CHAPTER 17 CORPORATIONS: INTRODUCTION AND

1. Tomas owns a sole proprietorship, and Lucy is the sole shareholder of a C corporation. In the current year both businesses make a net profit of $60,000. Neither business distributes any funds to the owners in the year. For the current year, Tomas must report $60,000 of income on his individual tax return, but Lucy is not required to report any income from the corporation on her individual tax return.

a. True

b. False

2. Carol and Candace are equal partners in Peach Partnership. In the current year, Peach had a net profit of $75,000 ($250,000 gross income – $175,000 operating expenses) and distributed $25,000 to each partner. Peach must pay tax on $75,000 of income.

a. True

b. False

3. Rajib is the sole shareholder of Robin Corporation, a calendar year S corporation.
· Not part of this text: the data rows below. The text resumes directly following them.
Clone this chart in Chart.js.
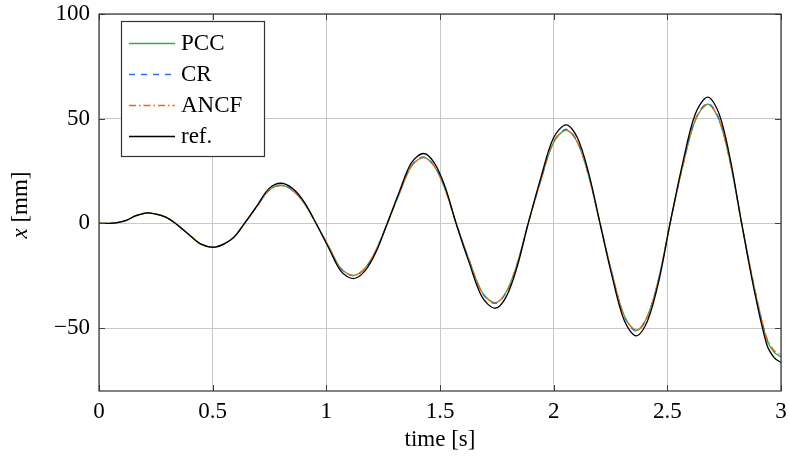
<!DOCTYPE html>
<html><head><meta charset="utf-8">
<script src="https://cdn.jsdelivr.net/npm/chart.js@4/dist/chart.umd.min.js"></script>
<style>html,body{margin:0;padding:0;background:#fff}#wrap{width:790px;height:459px}</style>
</head><body><div id="wrap"><canvas id="c" width="790" height="459"></canvas></div>
<script>
// time samples [s]
const timeS = [0, 0.04, 0.08, 0.12, 0.16, 0.19, 0.215, 0.256, 0.296, 0.337, 0.392, 0.448, 0.503, 0.549, 0.594, 0.640, 0.693, 0.747, 0.8, 0.852, 0.903, 0.955, 1.010, 1.064, 1.119, 1.169, 1.218, 1.268, 1.321, 1.374, 1.427, 1.475, 1.523, 1.571, 1.628, 1.685, 1.742, 1.791, 1.839, 1.888, 1.944, 1.999, 2.055, 2.105, 2.154, 2.204, 2.257, 2.311, 2.364, 2.413, 2.463, 2.512, 2.567, 2.623, 2.678, 2.728, 2.777, 2.827, 2.882, 2.937, 2.97, 3.0];
// x [mm] per model
const pccX = [0, 0.05, 0.4, 1.5, 3.6, 4.6, 5.0,
  4.3, 2.9, 0, -4.95, -9.79, -11.3, -9.79, -6.4, 0, 7.8, 15.76, 18.2,
  15.76, 9.6, 0, -11.0, -21.48, -24.8, -21.48, -12.9, 0, 14.2, 27.19, 31.4,
  27.19, 16.2, 0, -17.4, -32.73, -37.8, -32.73, -19.4, 0, 20.7, 38.54, 44.5,
  38.54, 22.7, 0, -24.0, -44.17, -51.0, -44.17, -25.9, 0, 27.0, 49.28, 56.9,
  49.28, 29.0, 0, -30.4, -55.34, -61.5, -63.7];
const crX = [0, 0.05, 0.4, 1.5, 3.6, 4.6, 5.0,
  4.3, 2.9, 0, -5.0, -9.87, -11.4, -9.87, -6.45, 0, 7.85, 15.85, 18.3,
  15.85, 9.7, 0, -11.1, -21.65, -25.0, -21.65, -13.0, 0, 14.4, 27.54, 31.8,
  27.54, 16.4, 0, -17.6, -33.08, -38.2, -33.08, -19.6, 0, 20.9, 38.97, 45.0,
  38.97, 22.9, 0, -24.2, -44.51, -51.4, -44.51, -26.1, 0, 27.2, 49.71, 57.4,
  49.71, 29.1, 0, -30.2, -54.73, -60.9, -63.0];
const ancfX = [0, 0.05, 0.4, 1.5, 3.6, 4.6, 5.0,
  4.3, 2.9, 0, -5.0, -9.87, -11.4, -9.87, -6.4, 0, 7.8, 15.67, 18.1,
  15.67, 9.6, 0, -11.0, -21.56, -24.9, -21.56, -12.95, 0, 14.3, 27.28, 31.5,
  27.28, 16.25, 0, -17.5, -32.91, -38.0, -32.91, -19.5, 0, 20.8, 38.62, 44.6,
  38.62, 22.8, 0, -24.1, -44.34, -51.2, -44.34, -26.0, 0, 27.0, 49.19, 56.8,
  49.19, 28.9, 0, -30.1, -54.56, -60.7, -62.8];
const refX = [0, 0.05, 0.4, 1.5, 3.6, 4.6, 5.0,
  4.3, 2.9, 0, -5.0, -9.87, -11.4, -9.87, -6.55, 0, 8.1, 16.63, 19.2,
  16.63, 10.2, 0, -11.6, -22.78, -26.3, -22.78, -13.75, 0, 15.1, 28.92, 33.4,
  28.92, 17.3, 0, -18.6, -35.07, -40.5, -35.07, -20.8, 0, 22.0, 40.79, 47.1,
  40.79, 24.0, 0, -25.3, -46.5, -53.7, -46.5, -27.3, 0, 28.6, 52.22, 60.3,
  52.22, 30.6, 0, -31.8, -57.68, -64.1, -66.4];
const seriesNames = ['PCC', 'CR', 'ANCF', 'ref.'];
const xTickVals = [0, 0.5, 1, 1.5, 2, 2.5, 3];
const yTickVals = [-50, 0, 50, 100];

const FAMILY = "'Liberation Serif', 'Times New Roman', serif";
const FS = 23;
const fmt = v => String(v).replace('-', '\u2212');
const pts = arr => timeS.map((t, i) => ({x: t, y: arr[i]}));

const styles = [
  {color: 'rgb(60,170,60)', dash: [], width: 1.3},
  {color: 'rgb(50,110,230)', dash: [6, 6], width: 1.3},
  {color: 'rgb(255,100,0)', dash: [7, 3, 1.5, 3], width: 1.3},
  {color: '#000000', dash: [], width: 1.3}
];
const seriesData = [pccX, crX, ancfX, refX];

const datasets = seriesData.map((arr, i) => ({
  label: seriesNames[i],
  data: pts(arr),
  borderColor: styles[i].color,
  borderDash: styles[i].dash,
  borderWidth: styles[i].width,
  pointRadius: 0,
  fill: false,
  tension: 0.33,
  order: 3 - i
}));

const decor = {
  id: 'decor',
  afterDatasetsDraw(chart) {
    const ctx = chart.ctx, a = chart.chartArea;
    const xs = chart.scales.x, ys = chart.scales.y;
    ctx.save();
    ctx.strokeStyle = '#404040';
    ctx.lineWidth = 1;
    ctx.beginPath();
    xTickVals.forEach(v => {
      const px = Math.round(xs.getPixelForValue(v)) + 0.5;
      ctx.moveTo(px, a.bottom); ctx.lineTo(px, a.bottom - 6);
      ctx.moveTo(px, a.top); ctx.lineTo(px, a.top + 6);
    });
    yTickVals.forEach(v => {
      const py = Math.round(ys.getPixelForValue(v)) + 0.5;
      ctx.moveTo(a.left, py); ctx.lineTo(a.left + 6, py);
      ctx.moveTo(a.right, py); ctx.lineTo(a.right - 6, py);
    });
    ctx.stroke();
    ctx.strokeStyle = '#333333';
    ctx.lineWidth = 1.2;
    ctx.strokeRect(a.left, a.top, a.right - a.left, a.bottom - a.top);

    // legend
    const lx = 121, ly = 21, lw = 143, lh = 135;
    ctx.fillStyle = '#ffffff';
    ctx.fillRect(lx, ly, lw, lh);
    ctx.strokeStyle = '#333333';
    ctx.lineWidth = 1.2;
    ctx.strokeRect(lx + 0.5, ly + 0.5, lw, lh);
    ctx.font = FS + 'px ' + FAMILY;
    ctx.textBaseline = 'alphabetic';
    ctx.textAlign = 'left';
    seriesNames.forEach((name, i) => {
      const y = 43 + i * 31;
      ctx.beginPath();
      ctx.setLineDash(styles[i].dash);
      ctx.strokeStyle = styles[i].color;
      ctx.lineWidth = styles[i].width;
      ctx.moveTo(129, y + 0.5); ctx.lineTo(175, y + 0.5);
      ctx.stroke();
      ctx.setLineDash([]);
      ctx.fillStyle = '#000';
      ctx.fillText(name, 181, y + 7);
    });

    // y-axis title: italic x + [mm]
    ctx.translate(27, 205);
    ctx.rotate(-Math.PI / 2);
    const f1 = 'italic ' + FS + 'px ' + FAMILY, f2 = FS + 'px ' + FAMILY;
    ctx.font = f1; const w1 = ctx.measureText('x').width;
    ctx.font = f2; const w2 = ctx.measureText(' [mm]').width;
    const x0 = -(w1 + w2) / 2;
    ctx.font = f1; ctx.fillText('x', x0, 0);
    ctx.font = f2; ctx.fillText(' [mm]', x0 + w1, 0);
    ctx.restore();
  }
};

new Chart(document.getElementById('c'), {
  type: 'line',
  data: {datasets},
  plugins: [decor],
  options: {
    responsive: false,
    devicePixelRatio: 1,
    animation: false,
    layout: {padding: {left: 0, right: 9, top: 14, bottom: 0}},
    plugins: {legend: {display: false}, tooltip: {enabled: false}},
    scales: {
      x: {
        type: 'linear', min: 0, max: 3,
        afterBuildTicks: s => { s.ticks = xTickVals.map(v => ({value: v})); },
        afterFit: s => { s.height = 68; s.paddingLeft = 0; s.paddingRight = 0; },
        grid: {color: '#c8c8c8', lineWidth: 1, drawTicks: false},
        border: {display: false},
        ticks: {padding: 7, color: '#000', maxRotation: 0, autoSkip: false,
                font: {family: FAMILY, size: FS}, callback: v => fmt(v)},
        title: {display: true, text: 'time [s]', color: '#000',
                font: {family: FAMILY, size: FS}, padding: {top: 0, bottom: 5}}
      },
      y: {
        type: 'linear', min: -80, max: 100,
        afterBuildTicks: s => { s.ticks = yTickVals.map(v => ({value: v})); },
        afterFit: s => { s.width = 99; s.paddingTop = 0; s.paddingBottom = 0; },
        grid: {color: '#c8c8c8', lineWidth: 1, drawTicks: false},
        border: {display: false},
        ticks: {padding: 9, color: '#000', autoSkip: false,
                font: {family: FAMILY, size: FS}, callback: v => fmt(v)}
      }
    }
  }
});
</script>
</body></html>
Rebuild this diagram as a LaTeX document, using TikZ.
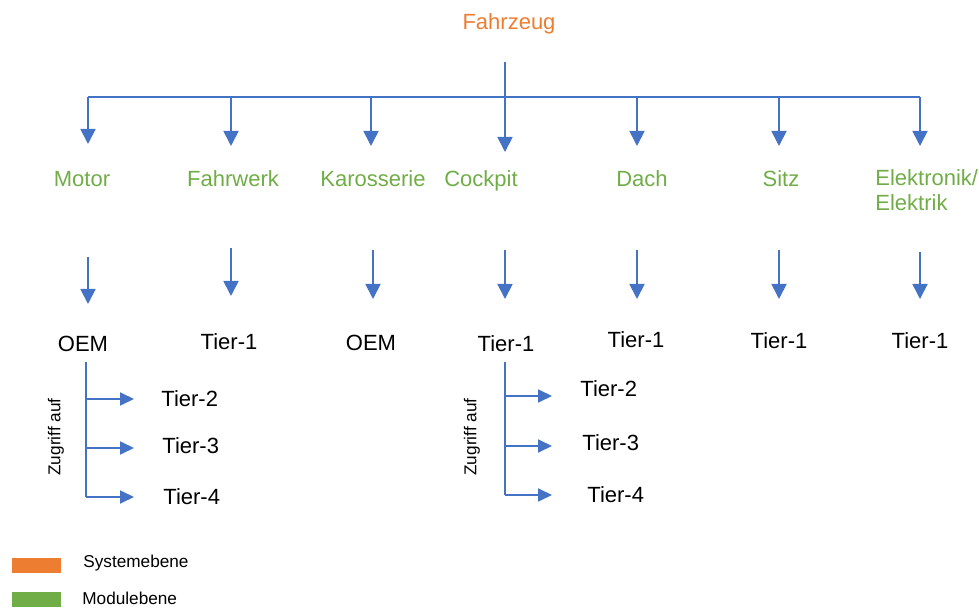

Robin earned net profit of $350,000 ($520,000 gross income – $170,000 operating expenses) and distributed $80,000 to Rajib. Rajib must report Robin Corporation profit of $350,000 on his Federal income tax return.

a. True

b. False

4. Donald owns a 45% interest in a partnership that earned $130,000 in the current year. He also owns 45% of the stock in a C corporation that earned $130,000 during the year. Donald received $20,000 in distributions from each of the two entities during the year. With respect to this information, Donald must report $78,500 of income on his individual income tax return for the year.

a. True

b. False

5. Quail Corporation is a C corporation with net income of $125,000 during the current year. If Quail paid dividends of $25,000 to its shareholders, the corporation must pay tax on $100,000 of net income. Shareholders must report the $25,000 of dividends as income.

a. True

b. False

6. Eagle Company, a partnership, had a short-term capital loss of $10,000 during the year. Aaron, who owns 25% of Eagle, will report $2,500 of Eagle’s short­term capital loss on his individual tax return.

a. True

b. False

7. Don, the sole shareholder of Pastel Corporation (a C corporation), has the corporation pay him a salary of $600,000 in the current year. The Tax Court has held that $200,000 represents unreasonable compensation. Don must report a salary of $400,000 and a dividend of $200,000 on his individual tax return.

a. True

b. False

8. Double taxation of corporate income results because dividend distributions are included in a shareholder’s gross income but are not deductible by the corporation.

a. True

b. False

9. Jake, the sole shareholder of Peach Corporation, a C corporation, has the corporation pay him $100,000. For tax purposes, Jake would prefer to have the payment treated as dividend instead of salary.

a. True

b. False

10.Thrush Corporation files Form 1120, which reports taxable income of $200,000. The corporation’s tax is $56,250.

a. True

b. False

11.The corporate marginal income tax rates range from 15% to 39%, while the individual marginal income tax rates range from 10% to 39.6%.

a. True

b. False

12.Employment taxes apply to all entity forms of operating a business. As a result, employment taxes are a neutral factor in selecting the most tax effective form of operating a business.

a. True

b. False

13.Under the “check­the­box” Regulations, a two­owner LLC that fails to elect to be to treated as a corporation will be taxed as a sole proprietorship.

a. True

b. False

14.A personal service corporation must use a calendar year, and is not permitted to use a fiscal year.

a. True

b. False

15.As a general rule, C corporations must use the cash method of accounting. However, under several exceptions to this rule (e.g., average annual gross receipts of $5 million or less for the most recent 3-year period), a C corporation can use the accrual method.